[Dataset content]
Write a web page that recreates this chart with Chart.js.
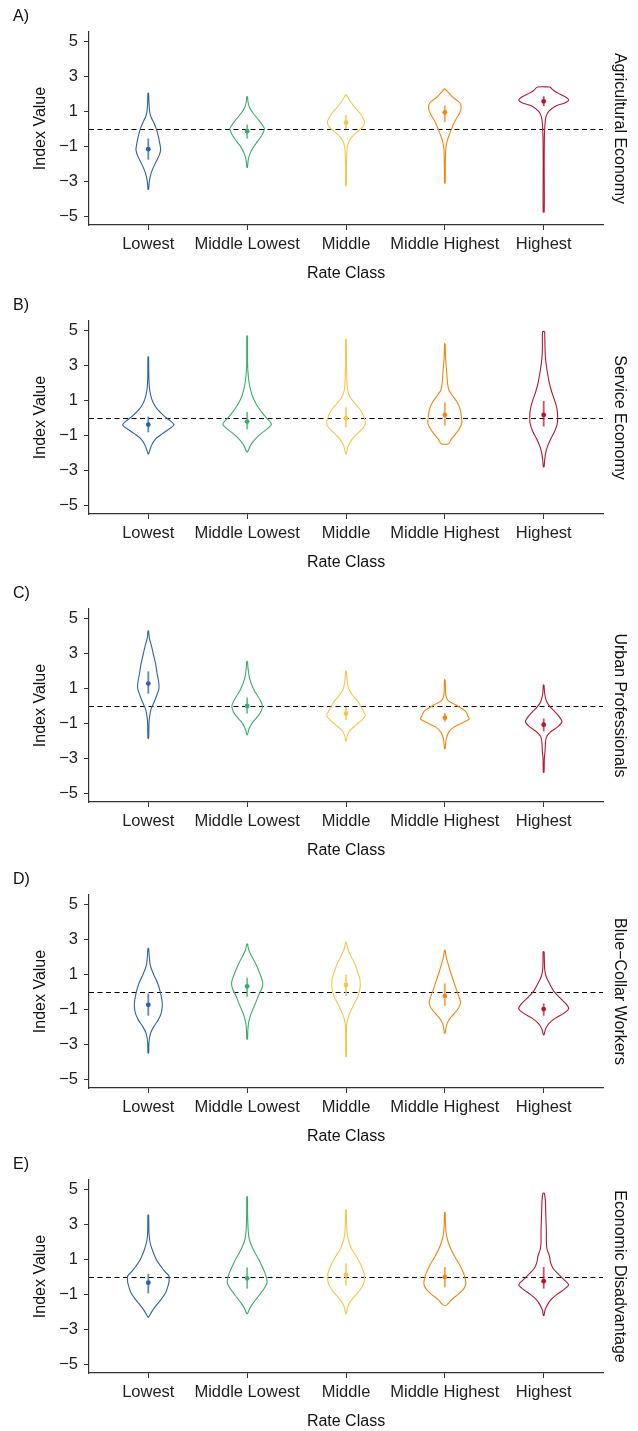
<!DOCTYPE html>
<html>
<head>
<meta charset="utf-8">
<script src="https://cdn.jsdelivr.net/npm/chart.js@4"></script>
<style>
  html, body { margin: 0; padding: 0; background: #fff; }
  #wrap { position: relative; width: 638px; height: 1431px; overflow: hidden; }
  #wrap canvas { position: absolute; left: 0; }
</style>
</head>
<body>
<div id="wrap"></div>
<script>
// --- data ---
var categories = ["Lowest", "Middle Lowest", "Middle", "Middle Highest", "Highest"];
var panelLetters = ["A)", "B)", "C)", "D)", "E)"];
var indexNames = ["Agricultural Economy", "Service Economy", "Urban Professionals", "Blue\u2212Collar Workers", "Economic Disadvantage"];
var yTicks = [-5, -3, -1, 1, 3, 5];
var refValue = 0;

// point estimate per rate class, one row per panel
var means = [
    [-1.16, -0.13, 0.36, 0.95, 1.58],
    [-0.38, -0.21, -0.02, 0.17, 0.17],
    [1.28, 0.0, -0.44, -0.67, -1.07],
    [-0.74, 0.32, 0.40, -0.23, -0.98],
    [-0.33, -0.08, 0.11, 0.0, -0.24]
];
var barLow = [
    [-1.76, -0.55, 0.0, 0.40, 1.30],
    [-0.82, -0.65, -0.55, -0.44, -0.49],
    [0.70, -0.44, -0.82, -0.91, -1.45],
    [-1.36, -0.28, -0.23, -0.79, -1.36],
    [-0.94, -0.67, -0.50, -0.59, -0.67]
];
var barHigh = [
    [-0.55, 0.25, 0.78, 1.35, 1.87],
    [0.08, 0.34, 0.61, 0.89, 0.97],
    [1.98, 0.48, -0.06, -0.40, -0.72],
    [-0.10, 0.81, 1.00, 0.49, -0.66],
    [0.18, 0.54, 0.77, 0.56, 0.57]
];

// violin outlines: [value, density width], top to bottom
var violinsA = [
    [[2.05,1],[1.5,2],[1.0,4],[0.7,8],[0.3,18],[0,24],[-0.5,31],[-1.0,36],[-1.2,37],[-1.5,33],[-2.0,20],[-2.5,9],[-3.0,3],[-3.45,1]],
    [[1.85,1],[1.5,3],[1.2,8],[0.9,18],[0.5,35],[0.1,50],[0,52],[-0.3,46],[-0.7,32],[-1.0,20],[-1.4,9],[-1.8,3],[-2.2,1]],
    [[1.95,1],[1.6,12],[1.3,24],[1.0,38],[0.6,52],[0.35,56],[0.1,50],[-0.2,32],[-0.5,16],[-0.8,7],[-1.2,3],[-2.0,1.5],[-3.25,1]],
    [[2.3,1],[2.1,10],[1.8,25],[1.5,45],[1.2,49],[0.9,44],[0.5,32],[0.2,24],[0,20],[-0.3,14],[-0.7,7],[-1.1,3],[-2.0,1.5],[-3.1,1]],
    [[2.4,19],[2.2,30],[2.0,48],[1.8,68],[1.65,75],[1.5,65],[1.3,35],[1.0,15],[0.7,7],[0.3,4],[0,3],[-0.5,2],[-2.0,1.5],[-4.75,1.5]]
];
var violinsB = [
    [[3.5,1],[2.5,1.5],[1.8,3],[1.3,7],[0.9,14],[0.5,27],[0.1,48],[-0.2,68],[-0.4,77],[-0.6,65],[-0.9,42],[-1.2,22],[-1.6,9],[-2.05,1]],
    [[4.7,1],[3.0,1.5],[2.3,4],[1.8,8],[1.3,15],[0.8,27],[0.3,45],[0,58],[-0.35,73],[-0.6,62],[-0.9,42],[-1.2,25],[-1.5,12],[-1.95,1]],
    [[4.5,1],[3.0,1.5],[2.0,3],[1.6,5],[1.2,12],[0.9,24],[0.5,42],[0.1,53],[-0.35,58],[-0.7,45],[-1.0,28],[-1.4,12],[-1.7,5],[-2.05,1]],
    [[4.25,1],[3.5,2],[3.0,4],[2.5,6],[2.0,8],[1.6,12],[1.3,22],[0.9,37],[0.5,46],[0,50],[-0.3,51],[-0.6,44],[-0.9,33],[-1.2,20],[-1.48,11]],
    [[4.95,3],[4.0,4],[3.5,5],[3.0,8],[2.5,12],[2.0,17],[1.5,24],[1.0,33],[0.5,40],[0,42],[-0.4,40],[-0.8,32],[-1.2,21],[-1.6,12],[-2.0,6],[-2.4,3],[-2.8,1]]
];
var violinsC = [
    [[4.3,1],[3.9,3],[3.4,10],[2.9,16],[2.4,22],[1.9,26],[1.4,31],[1.0,32],[0.6,25],[0.2,17],[-0.2,8],[-0.6,4],[-1.0,2],[-1.85,1]],
    [[2.55,1],[2.1,3],[1.6,7],[1.2,14],[0.8,24],[0.4,37],[0,46],[-0.3,42],[-0.6,32],[-0.9,18],[-1.2,8],[-1.4,4],[-1.65,1]],
    [[2.0,1],[1.5,3],[1.0,8],[0.6,20],[0.3,34],[0,44],[-0.3,52],[-0.55,58],[-0.8,48],[-1.1,30],[-1.4,12],[-1.7,4],[-2.0,1]],
    [[1.5,1],[1.0,2],[0.6,3],[0.3,10],[0,38],[-0.3,62],[-0.6,70],[-0.75,73],[-0.95,55],[-1.2,28],[-1.5,12],[-1.9,4],[-2.45,1]],
    [[1.2,1],[0.7,3],[0.3,8],[0,17],[-0.3,32],[-0.6,46],[-0.9,55],[-1.2,42],[-1.5,20],[-1.8,8],[-2.2,5],[-2.6,4],[-3.0,2],[-3.8,1]]
];
var violinsD = [
    [[2.5,1],[2.0,3],[1.5,6],[1.0,16],[0.5,28],[0,36],[-0.5,41],[-0.8,42],[-1.2,39],[-1.6,30],[-2.0,16],[-2.4,6],[-2.9,2],[-3.5,1]],
    [[2.75,1],[2.4,5],[2.0,15],[1.6,26],[1.2,35],[0.8,43],[0.5,47],[0.2,44],[-0.2,34],[-0.6,26],[-1.0,17],[-1.4,9],[-1.8,4],[-2.2,2],[-2.7,1]],
    [[2.85,1],[2.5,5],[2.0,16],[1.6,27],[1.2,34],[0.8,41],[0.4,43],[0.1,41],[-0.3,35],[-0.7,24],[-1.1,14],[-1.5,6],[-1.9,2],[-2.5,1.5],[-3.7,1]],
    [[2.4,1],[2.0,4],[1.6,10],[1.2,16],[0.8,23],[0.4,30],[0,37],[-0.3,43],[-0.6,47],[-0.9,42],[-1.2,30],[-1.5,16],[-1.8,7],[-2.1,3],[-2.35,1]],
    [[2.3,1.5],[1.8,2],[1.3,3],[0.9,7],[0.5,17],[0,32],[-0.4,52],[-0.7,68],[-0.95,75],[-1.2,62],[-1.5,35],[-1.8,16],[-2.1,6],[-2.45,1]]
];
var violinsE = [
    [[3.55,1],[3.0,1.5],[2.5,2],[2.0,5],[1.5,13],[1.0,24],[0.6,38],[0.3,50],[0.05,62],[-0.3,62],[-0.6,58],[-0.9,52],[-1.3,38],[-1.7,21],[-2.0,10],[-2.3,1]],
    [[4.6,1],[3.5,1.5],[2.7,3],[2.2,6],[1.8,13],[1.4,23],[1.0,35],[0.6,45],[0.2,54],[-0.3,60],[-0.6,53],[-0.9,42],[-1.2,30],[-1.5,18],[-1.8,8],[-2.1,1]],
    [[3.85,1],[3.0,2],[2.4,4],[2.0,9],[1.6,17],[1.2,30],[0.8,42],[0.4,51],[0.1,55],[-0.3,54],[-0.6,47],[-0.9,36],[-1.2,22],[-1.5,10],[-1.8,4],[-2.1,1]],
    [[3.7,1],[3.0,2],[2.5,4],[2.0,10],[1.6,18],[1.2,29],[0.8,41],[0.4,52],[0,60],[-0.4,63],[-0.7,56],[-1.0,40],[-1.3,20],[-1.6,6]],
    [[4.8,2],[4.4,5],[3.8,6],[3.2,7],[2.6,8],[2.0,8],[1.6,10],[1.2,17],[0.8,21],[0.5,28],[0.2,42],[-0.2,63],[-0.45,75],[-0.7,62],[-1.0,40],[-1.3,22],[-1.6,11],[-1.9,4],[-2.2,1]]
];
var violins = [violinsA, violinsB, violinsC, violinsD, violinsE];

// --- look ---
var colors = ["#2A62AF", "#3BAE69", "#F6C64A", "#F8840F", "#B5182E"];
var barColors = ["rgba(42,98,175,0.75)", "rgba(59,174,105,0.75)", "rgba(246,198,74,0.8)", "rgba(248,132,15,0.75)", "rgba(181,24,46,0.75)"];
var densityScale = 1 / 297;   // density width -> category units
var panelTops = [0, 289, 577, 863, 1148];
var W = 638, H = 283;
var FONT = "'Liberation Sans', Arial, Helvetica, sans-serif";

Chart.defaults.font.family = FONT;
Chart.defaults.font.size = 16;
Chart.defaults.color = "#222";

function violinPoints(center, profile) {
    var right = profile.map(function (p) { return {x: center + p[1] * densityScale, y: p[0]}; });
    var left = profile.slice().reverse().map(function (p) { return {x: center - p[1] * densityScale, y: p[0]}; });
    return right.concat(left, [right[0]]);
}

var panelText = {
    id: "panelText",
    beforeDatasetsDraw: function (chart) {
        var ctx = chart.ctx, a = chart.chartArea;
        var y0 = Math.round(chart.scales.y.getPixelForValue(refValue)) + 0.5;
        ctx.save();
        ctx.strokeStyle = "#000";
        ctx.lineWidth = 1;
        ctx.setLineDash([5, 3.5]);
        ctx.beginPath();
        ctx.moveTo(a.left, y0);
        ctx.lineTo(a.right, y0);
        ctx.stroke();
        ctx.restore();
    },
    afterDraw: function (chart, args, opts) {
        var ctx = chart.ctx, a = chart.chartArea;
        ctx.save();
        ctx.fillStyle = "#111";
        ctx.font = "16px " + FONT;
        ctx.textBaseline = "middle";
        ctx.textAlign = "left";
        ctx.fillText(opts.letter, 13, 17);
        ctx.translate(619, (a.top + a.bottom) / 2);
        ctx.rotate(Math.PI / 2);
        ctx.textAlign = "center";
        ctx.fillText(opts.strip, 0, 0);
        ctx.restore();
    }
};

function makePanel(k) {
    var canvas = document.createElement("canvas");
    canvas.width = W;
    canvas.height = H;
    canvas.style.top = panelTops[k] + "px";
    document.getElementById("wrap").appendChild(canvas);

    var datasets = [];
    categories.forEach(function (c, i) {
        datasets.push({
            data: violinPoints(i + 1, violins[k][i]),
            showLine: true,
            borderColor: colors[i],
            borderWidth: 1.1,
            pointRadius: 0,
            tension: 0.3,
            fill: false
        });
    });
    categories.forEach(function (c, i) {
        datasets.push({
            data: [{x: i + 1, y: barLow[k][i]}, {x: i + 1, y: barHigh[k][i]}],
            showLine: true,
            borderColor: barColors[i],
            borderWidth: 1.8,
            pointRadius: 0
        });
    });
    categories.forEach(function (c, i) {
        datasets.push({
            data: [{x: i + 1, y: means[k][i]}],
            pointRadius: 2.4,
            pointBackgroundColor: colors[i],
            pointBorderWidth: 0
        });
    });

    return new Chart(canvas, {
        type: "scatter",
        data: {datasets: datasets},
        options: {
            responsive: false,
            animation: false,
            devicePixelRatio: 1,
            layout: {padding: {left: 0, right: 35, top: 32, bottom: 0}},
            plugins: {
                legend: {display: false},
                tooltip: {enabled: false},
                panelText: {letter: panelLetters[k], strip: indexNames[k]}
            },
            scales: {
                x: {
                    type: "linear",
                    min: 0.4,
                    max: 5.6,
                    afterBuildTicks: function (scale) {
                        scale.ticks = categories.map(function (c, i) { return {value: i + 1}; });
                    },
                    afterFit: function (scale) { scale.height = 58; },
                    ticks: {
                        autoSkip: false,
                        maxRotation: 0,
                        padding: 5,
                        color: "#222",
                        font: {size: 16.5},
                        callback: function (v) { return categories[v - 1]; }
                    },
                    grid: {display: true, drawOnChartArea: false, drawTicks: true, tickLength: 5, tickColor: "#333", tickWidth: 1},
                    border: {display: true, color: "#333", width: 1.2},
                    title: {display: true, text: "Rate Class", color: "#111", padding: {top: 0, bottom: 0}}
                },
                y: {
                    type: "linear",
                    min: -5.5,
                    max: 5.55,
                    afterBuildTicks: function (scale) {
                        scale.ticks = yTicks.map(function (v) { return {value: v}; });
                    },
                    afterFit: function (scale) { scale.width = 89; },
                    ticks: {
                        padding: 6,
                        color: "#222",
                        font: {size: 16.5},
                        callback: function (v) { return v < 0 ? "\u2212" + Math.abs(v) : String(v); }
                    },
                    grid: {display: true, drawOnChartArea: false, drawTicks: true, tickLength: 5, tickColor: "#333", tickWidth: 1},
                    border: {display: true, color: "#333", width: 1.2},
                    title: {display: true, text: "Index Value", color: "#111", padding: {top: 31, bottom: 0}}
                }
            }
        },
        plugins: [panelText]
    });
}

for (var k = 0; k < 5; k++) {
    makePanel(k);
}
</script>
</body>
</html>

[Set problem] Return only the lines running from the top of the data to the line that holds "var refValue = 0;". Include both of those lines, but skip the pictures.

[Output of the exercise]
Write a web page that recreates this chart with Chart.js.
<!DOCTYPE html>
<html>
<head>
<meta charset="utf-8">
<script src="https://cdn.jsdelivr.net/npm/chart.js@4"></script>
<style>
  html, body { margin: 0; padding: 0; background: #fff; }
  #wrap { position: relative; width: 638px; height: 1431px; overflow: hidden; }
  #wrap canvas { position: absolute; left: 0; }
</style>
</head>
<body>
<div id="wrap"></div>
<script>
// --- data ---
var categories = ["Lowest", "Middle Lowest", "Middle", "Middle Highest", "Highest"];
var panelLetters = ["A)", "B)", "C)", "D)", "E)"];
var indexNames = ["Agricultural Economy", "Service Economy", "Urban Professionals", "Blue\u2212Collar Workers", "Economic Disadvantage"];
var yTicks = [-5, -3, -1, 1, 3, 5];
var refValue = 0;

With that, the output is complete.